The changes in auction sizes: In the May-July quarter, Treasury said it intends to increase auction sizes for 2-year, 3-year and 5-year note auctions by $2 billion per month. It will increase the auction size of the 7-year note TMUBMUSD07Y, 0.574% by $3 billion per month over the next 3 months. The size of the 7-year note will increase by $9 billion by the end of July. It will increase both new and reopened 10-year note auctions by $5 billion and the 30-year new and reopened 30-year bond auctions by $3 billion.

Treasury also will sell $20 billion of 20-year bonds in the initial auction on May 20. It will reopen the 20-year bond in both June and July in amounts of $17 billion each. The 2-year floating-rate note will be increased to $24 billion by July.

The department also set weekly issuance of cash management bills.

New issuance: Treasury said it continues to explore a floating rate note indexed to the Secured Overnight Financing Rate or SOFR.

Big picture: The cost of protecting the economy from the coronavirus pandemic is steep and will bring the federal debt to levels not seen since World War II.

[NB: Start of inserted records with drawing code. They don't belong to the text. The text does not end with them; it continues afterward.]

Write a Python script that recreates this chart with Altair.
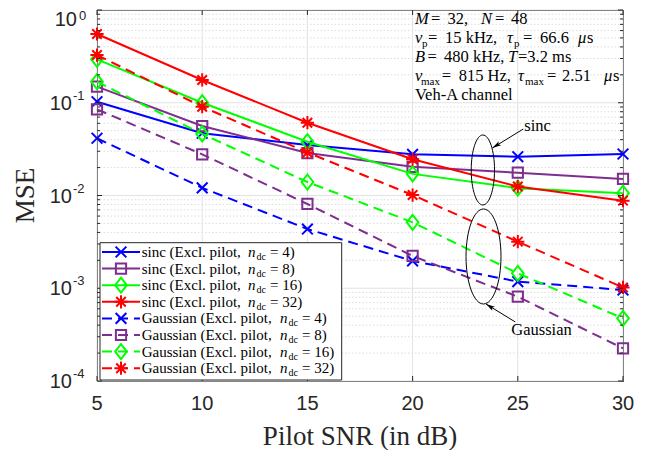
import altair as alt
import pandas as pd

# ------------------------------------------------------------------ data
snr_db = [5, 10, 15, 20, 25, 30]

mse_sinc_4 = [0.1026, 0.0469, 0.0350, 0.0278, 0.0262, 0.0280]
mse_sinc_8 = [0.149, 0.0561, 0.0287, 0.0204, 0.0176, 0.0151]
mse_sinc_16 = [0.294, 0.1001, 0.0380, 0.0171, 0.0120, 0.0106]
mse_sinc_32 = [0.551, 0.176, 0.0609, 0.0246, 0.0125, 0.0088]
mse_gauss_4 = [0.0414, 0.0121, 0.00435, 0.00197, 0.00118, 0.000957]
mse_gauss_8 = [0.0850, 0.0278, 0.00810, 0.00223, 0.000811, 0.000225]
mse_gauss_16 = [0.1686, 0.0461, 0.01398, 0.00514, 0.00145, 0.000474]
mse_gauss_32 = [0.327, 0.0907, 0.0291, 0.01012, 0.00318, 0.00102]

all_series = [mse_sinc_4, mse_sinc_8, mse_sinc_16, mse_sinc_32,
              mse_gauss_4, mse_gauss_8, mse_gauss_16, mse_gauss_32]
pulse_names = ["sinc", "sinc", "sinc", "sinc",
               "Gaussian", "Gaussian", "Gaussian", "Gaussian"]
n_dc_values = ["4", "8", "16", "32", "4", "8", "16", "32"]

x_tick_values = [5, 10, 15, 20, 25, 30]
y_decade_values = [1e-4, 1e-3, 1e-2, 1e-1, 1.0]
y_decade_exps = ["-4", "-3", "-2", "-1", "0"]
y_minor_values = [m * 10.0 ** e for e in range(-4, 0) for m in range(2, 10)]

# ------------------------------------------------------------------ styles
W, H = 526, 371
SERIF = "Liberation Serif"
SANS = "Liberation Sans"
AX = "#262626"
colors = ["#0000FF", "#7E2F8E", "#00FF00", "#FF0000"]
CROSS = "M-1,-1L1,1M-1,1L1,-1"
SQUARE = "M-1,-1L1,-1L1,1L-1,1Z"
DIAMOND = "M0,-1L0.78,0L0,1L-0.78,0Z"
STAR = "M-1,0L1,0M0,-1L0,1M-0.72,-0.72L0.72,0.72M-0.72,0.72L0.72,-0.72"
shapes = [CROSS, SQUARE, DIAMOND, STAR]
shape_sizes = [115, 105, 225, 175]
DASH = [10, 6]

xs = alt.Scale(domain=[5, 30], nice=False, zero=False)
ys = alt.Scale(type="log", domain=[1e-4, 1], nice=False)


def X(f):
    return alt.X(f, type="quantitative", scale=xs, axis=None)


def Y(f):
    return alt.Y(f, type="quantitative", scale=ys, axis=None)


def txt(s, x, y, size, style="normal", font=SERIF, align="left",
        baseline="alphabetic", color="black", angle=0):
    kw = dict(align=align, baseline=baseline, font=font, fontSize=size,
              fontStyle=style, color=color)
    if angle:
        kw["angle"] = angle
    return alt.Chart(pd.DataFrame({"t": [s]})).mark_text(**kw).encode(
        text="t:N", x=alt.value(x), y=alt.value(y))


layers = []

# ------------------------------------------------------------------ grid
layers.append(alt.Chart(pd.DataFrame({"v": y_minor_values})).mark_rule(
    color="#d4d4d4", strokeWidth=0.8, strokeDash=[1.5, 2]).encode(y=Y("v")))
layers.append(alt.Chart(pd.DataFrame({"v": x_tick_values})).mark_rule(
    color="#e2e2e2", strokeWidth=1).encode(x=X("v")))
layers.append(alt.Chart(pd.DataFrame({"v": y_decade_values})).mark_rule(
    color="#e2e2e2", strokeWidth=1).encode(y=Y("v")))

# ------------------------------------------------------------------ series
for i, vals in enumerate(all_series):
    df = pd.DataFrame({"x": snr_db, "y": vals})
    c = colors[i % 4]
    lkw = dict(color=c, strokeWidth=2)
    if i >= 4:
        lkw["strokeDash"] = DASH
    layers.append(alt.Chart(df).mark_line(**lkw).encode(x=X("x"), y=Y("y")))
    layers.append(alt.Chart(df).mark_point(
        shape=shapes[i % 4], size=shape_sizes[i % 4], color=c, filled=False,
        strokeWidth=2, opacity=1).encode(x=X("x"), y=Y("y")))

# ------------------------------------------------------------------ ticks (inward)
tx = pd.DataFrame({"v": x_tick_values})
layers.append(alt.Chart(tx).mark_rule(color=AX).encode(
    x=X("v"), y=alt.value(H), y2=alt.value(H - 5)))
layers.append(alt.Chart(tx).mark_rule(color=AX).encode(
    x=X("v"), y=alt.value(0), y2=alt.value(5)))
ty = pd.DataFrame({"v": y_decade_values})
tm = pd.DataFrame({"v": y_minor_values})
layers.append(alt.Chart(ty).mark_rule(color=AX).encode(
    y=Y("v"), x=alt.value(0), x2=alt.value(5)))
layers.append(alt.Chart(ty).mark_rule(color=AX).encode(
    y=Y("v"), x=alt.value(W), x2=alt.value(W - 5)))
layers.append(alt.Chart(tm).mark_rule(color=AX).encode(
    y=Y("v"), x=alt.value(0), x2=alt.value(3)))
layers.append(alt.Chart(tm).mark_rule(color=AX).encode(
    y=Y("v"), x=alt.value(W), x2=alt.value(W - 3)))

# ------------------------------------------------------------------ axis labels
layers.append(alt.Chart(pd.DataFrame({"v": x_tick_values,
                                      "t": [str(v) for v in x_tick_values]}))
              .mark_text(font=SANS, fontSize=20, color=AX, baseline="middle")
              .encode(x=X("v"), y=alt.value(394), text="t:N"))
ylab = pd.DataFrame({"v": y_decade_values, "e": y_decade_exps,
                     "b": ["10"] * 5})
ylab_neg = ylab[ylab["e"] != "0"]
ylab_zero = ylab[ylab["e"] == "0"]
layers.append(alt.Chart(ylab_neg).mark_text(
    font=SANS, fontSize=20, color=AX, align="right", baseline="middle", dy=1)
    .encode(y=Y("v"), x=alt.value(-25), text="b:N"))
layers.append(alt.Chart(ylab_neg).mark_text(
    font=SANS, fontSize=13, color=AX, align="left", baseline="middle", dy=-7)
    .encode(y=Y("v"), x=alt.value(-24), text="e:N"))
layers.append(alt.Chart(ylab_zero).mark_text(
    font=SANS, fontSize=20, color=AX, align="right", baseline="middle", dy=10)
    .encode(y=Y("v"), x=alt.value(-20), text="b:N"))
layers.append(alt.Chart(ylab_zero).mark_text(
    font=SANS, fontSize=13, color=AX, align="left", baseline="middle", dy=6)
    .encode(y=Y("v"), x=alt.value(-18), text="e:N"))

layers.append(txt("Pilot SNR (in dB)", 263, 435, 27, align="center", color=AX))
layers.append(txt("MSE", -71, 185.5, 27, align="center", baseline="middle",
                  color=AX, angle=270))

# ------------------------------------------------------------------ legend
layers.append(alt.Chart(pd.DataFrame({"k": [0]})).mark_rect(
    fill="white", stroke=AX, strokeWidth=1).encode(
    x=alt.value(3), x2=alt.value(244.7), y=alt.value(232.7), y2=alt.value(370)))
for i in range(8):
    yr = 242 + 16.6 * i
    c = colors[i % 4]
    rkw = dict(color=c, strokeWidth=2)
    if i >= 4:
        rkw["strokeDash"] = DASH
    layers.append(alt.Chart(pd.DataFrame({"k": [0]})).mark_rule(**rkw).encode(
        x=alt.value(5), x2=alt.value(43), y=alt.value(yr)))
    layers.append(alt.Chart(pd.DataFrame({"k": [0]})).mark_point(
        shape=shapes[i % 4], size=shape_sizes[i % 4], color=c, filled=False,
        strokeWidth=2, opacity=1).encode(x=alt.value(24), y=alt.value(yr)))
    nx = 151 if i < 4 else 183
    base = yr + 5
    layers.append(txt(pulse_names[i] + " (Excl. pilot,", 44.7, base, 15))
    layers.append(txt("n", nx, base, 15, style="italic"))
    layers.append(txt("dc", nx + 8.5, base + 3, 10))
    layers.append(txt("= " + n_dc_values[i] + ")", nx + 22, base, 15))

# ------------------------------------------------------------------ parameter box
info = [
    ("M", 318, 14, "it"), ("=", 334, 14, "rm"), ("32,", 350.5, 14, "rm"),
    ("N", 384, 14, "it"), ("=", 398, 14, "rm"), ("48", 414, 14, "rm"),
    ("\u03bd", 318, 33, "it"), ("p", 325, 33, "sub"), ("=", 331, 33, "rm"),
    ("15 kHz,", 348, 33, "rm"),
    ("\u03c4", 410, 33, "it"), ("p", 417, 33, "sub"), ("=", 426, 33, "rm"),
    ("66.6", 443, 33, "rm"), ("\u03bc", 481, 33, "it"), ("s", 490, 33, "rm"),
    ("B", 318, 52, "it"), ("=", 330.5, 52, "rm"), ("480 kHz,", 347, 52, "rm"),
    ("T", 411, 52, "it"), ("=3.2 ms", 421, 52, "rm"),
    ("\u03bd", 318, 71, "it"), ("max", 324, 71, "sub"), ("=", 344.7, 71, "rm"),
    ("815 Hz,", 361.7, 71, "rm"),
    ("\u03c4", 421, 71, "it"), ("max", 428, 71, "sub"), ("=", 450, 71, "rm"),
    ("2.51", 465, 71, "rm"), ("\u03bc", 507, 71, "it"), ("s", 516, 71, "rm"),
    ("Veh-A channel", 318, 90, "rm"),
]
for s, x, y, st in info:
    if st == "sub":
        layers.append(txt(s, x, y + 3.5, 11))
    elif st == "it":
        layers.append(txt(s, x, y, 16.5, style="italic"))
    else:
        layers.append(txt(s, x, y, 16.5))

# ------------------------------------------------------------------ ellipses & arrows
def ellipse_path(rx):
    k = 0.5523
    a = rx
    return (f"M{a},0 C{a},{k} {k*a:.4f},1 0,1 C{-k*a:.4f},1 {-a},{k} {-a},0 "
            f"C{-a},{-k} {-k*a:.4f},-1 0,-1 C{k*a:.4f},-1 {a},{-k} {a},0 Z")


layers.append(alt.Chart(pd.DataFrame({"x": [23.34], "y": [0.01884]})).mark_point(
    shape=ellipse_path(0.333), size=4900, color="black", filled=False,
    strokeWidth=1, opacity=1).encode(x=X("x"), y=Y("y")))
layers.append(alt.Chart(pd.DataFrame({"x": [23.37], "y": [0.0022]})).mark_point(
    shape=ellipse_path(0.368), size=9025, color="black", filled=False,
    strokeWidth=1, opacity=1).encode(x=X("x"), y=Y("y")))

ARROW = "M0,0L0.42,1.6L0,1.25L-0.42,1.6Z"
arrows = [(25.26, 0.0521, 23.79, 0.0325, 238.5),
          (24.88, 0.000433, 23.49, 0.000676, 302.5)]
for x1, y1, x2, y2, ang in arrows:
    layers.append(alt.Chart(pd.DataFrame({"x": [x1], "y": [y1], "x2": [x2], "y2": [y2]}))
                  .mark_rule(color="black", strokeWidth=1)
                  .encode(x=X("x"), y=Y("y"), x2="x2:Q", y2="y2:Q"))
    layers.append(alt.Chart(pd.DataFrame({"x": [x2], "y": [y2]})).mark_point(
        shape=ARROW, size=125, angle=ang, color="black", filled=True,
        opacity=1).encode(x=X("x"), y=Y("y")))

layers.append(alt.Chart(pd.DataFrame({"x": [25.31], "y": [0.0561], "t": ["sinc"]}))
              .mark_text(font=SERIF, fontSize=16.5, align="left", baseline="middle",
                         color="black")
              .encode(x=X("x"), y=Y("y"), text="t:N"))
layers.append(alt.Chart(pd.DataFrame({"x": [24.69], "y": [0.000355], "t": ["Gaussian"]}))
              .mark_text(font=SERIF, fontSize=16.5, align="left", baseline="middle",
                         color="black")
              .encode(x=X("x"), y=Y("y"), text="t:N"))

chart = alt.layer(*layers).properties(
    width=W, height=H,
    padding={"left": 89, "top": 2, "right": 24, "bottom": 69},
    autosize=alt.AutoSizeParams(type="none"),
    background="white",
).configure_view(stroke=AX, strokeWidth=1)

chart.save("out.html", embed_options={"renderer": "svg", "actions": False})
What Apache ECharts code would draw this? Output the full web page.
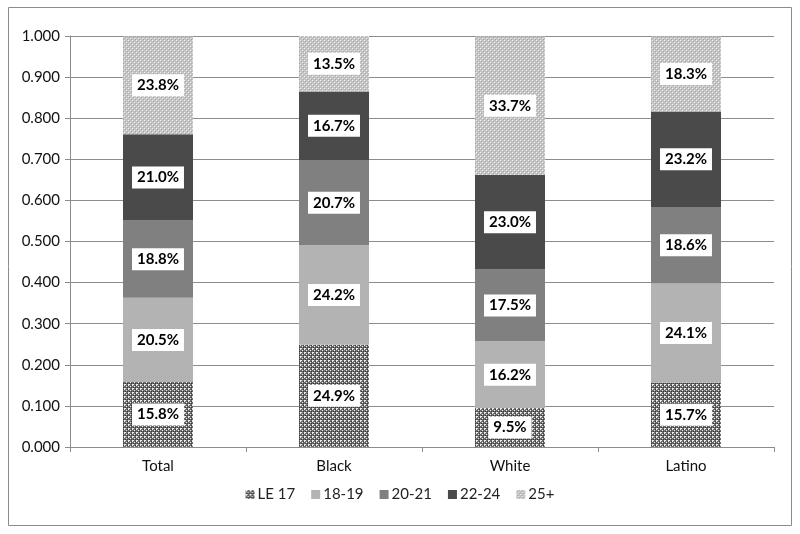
<!DOCTYPE html>
<html><head><meta charset="utf-8">
<script src="https://cdn.jsdelivr.net/npm/echarts@6/dist/echarts.min.js"></script>
<style>html,body{margin:0;padding:0;background:#fff}#c{width:800px;height:534px}</style>
</head><body><div id="c"></div>
<script>
var categories = ['Total', 'Black', 'White', 'Latino'];
var seriesNames = ['LE 17', '18-19', '20-21', '22-24', '25+'];
var le17 = [0.158, 0.249, 0.095, 0.157];
var a1819 = [0.205, 0.242, 0.162, 0.241];
var a2021 = [0.188, 0.207, 0.175, 0.186];
var a2224 = [0.210, 0.167, 0.230, 0.232];
var a25 = [0.238, 0.135, 0.337, 0.183];
var yTicks = [0, 0.1, 0.2, 0.3, 0.4, 0.5, 0.6, 0.7, 0.8, 0.9, 1.0];

function pattern(draw, size) {
  var c = document.createElement('canvas');
  c.width = size; c.height = size;
  var ctx = c.getContext('2d');
  draw(ctx);
  return {image: c, repeat: 'repeat'};
}
var patLE = pattern(function (ctx) {
  ctx.fillStyle = '#6e6e6e'; ctx.fillRect(0, 0, 4, 4);
  ctx.fillStyle = '#ececec';
  ctx.fillRect(0, 0, 1, 1); ctx.fillRect(2, 2, 1, 1);
  ctx.fillRect(1, 0, 1, 1); ctx.fillRect(0, 1, 1, 1);
  ctx.fillStyle = '#3a3a3a';
  ctx.fillRect(3, 3, 1, 1); ctx.fillRect(1, 3, 1, 1); ctx.fillRect(3, 1, 1, 1);
}, 4);
var pat25 = pattern(function (ctx) {
  ctx.fillStyle = '#c4c4c4'; ctx.fillRect(0, 0, 4, 4);
  ctx.fillStyle = '#f2f2f2';
  ctx.fillRect(0, 0, 1, 1); ctx.fillRect(2, 2, 1, 1);
  ctx.fillStyle = '#a8a8a8';
  ctx.fillRect(1, 1, 1, 1); ctx.fillRect(3, 3, 1, 1);
}, 4);

var colors = [patLE, '#b3b3b3', '#808080', '#4a4a4a', pat25];
var dataArr = [le17, a1819, a2021, a2224, a25];
var font = 'Lato, "Open Sans", sans-serif';

var series = seriesNames.map(function (n, i) {
  return {
    name: n, type: 'bar', stack: 'all', barWidth: 70,
    data: dataArr[i],
    itemStyle: {color: colors[i]},
    label: {
      show: true, position: 'inside',
      formatter: function (p) { return (p.value * 100).toFixed(1) + '%'; },
      backgroundColor: '#fff', padding: [4, 5, 3, 5],
      color: '#000', fontWeight: 'bold', fontSize: 15, fontFamily: font
    }
  };
});

var chart = echarts.init(document.getElementById('c'), null, {renderer: 'canvas'});
chart.setOption({
  animation: false,
  backgroundColor: '#fff',
  graphic: [{type: 'rect', shape: {x: 8.5, y: 7.5, width: 783, height: 518},
    style: {fill: 'none', stroke: '#8c8c8c', lineWidth: 1}, silent: true}],
  grid: {left: 70, right: 26, top: 36, bottom: 87},
  legend: {
    bottom: 27, left: 'center', itemWidth: 9, itemHeight: 9, itemGap: 16,
    icon: 'rect',
    textStyle: {fontSize: 15, color: '#222', fontFamily: font, padding: [0, 0, 0, -2]},
    data: seriesNames
  },
  xAxis: {
    type: 'category', data: categories,
    axisLine: {lineStyle: {color: '#8c8c8c'}},
    axisTick: {show: true, length: 5, interval: 0, lineStyle: {color: '#8c8c8c'}},
    axisLabel: {fontSize: 15, color: '#111', fontFamily: font, margin: 12}
  },
  yAxis: {
    type: 'value', min: yTicks[0], max: yTicks[yTicks.length - 1], interval: 0.1,
    axisLine: {show: true, lineStyle: {color: '#8c8c8c'}},
    axisTick: {show: true, length: 5, lineStyle: {color: '#8c8c8c'}},
    splitLine: {lineStyle: {color: '#8c8c8c'}},
    axisLabel: {fontSize: 15, color: '#111', fontFamily: font, margin: 10,
      formatter: function (v) { return v.toFixed(3); }}
  },
  series: series
});
</script></body></html>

The Fed is easing the burden somewhat, having bought roughly $1.3 trillion of Treasurys since mid-March. The Congressional Budget Office has forecast the federal budget deficit is projected to be $3.7 trillion for fiscal year 2020.

Market reaction: Longer-dated bond yields rose sharply, surprised by the size of the 20-year bond, which was much larger than around $14 billion estimated.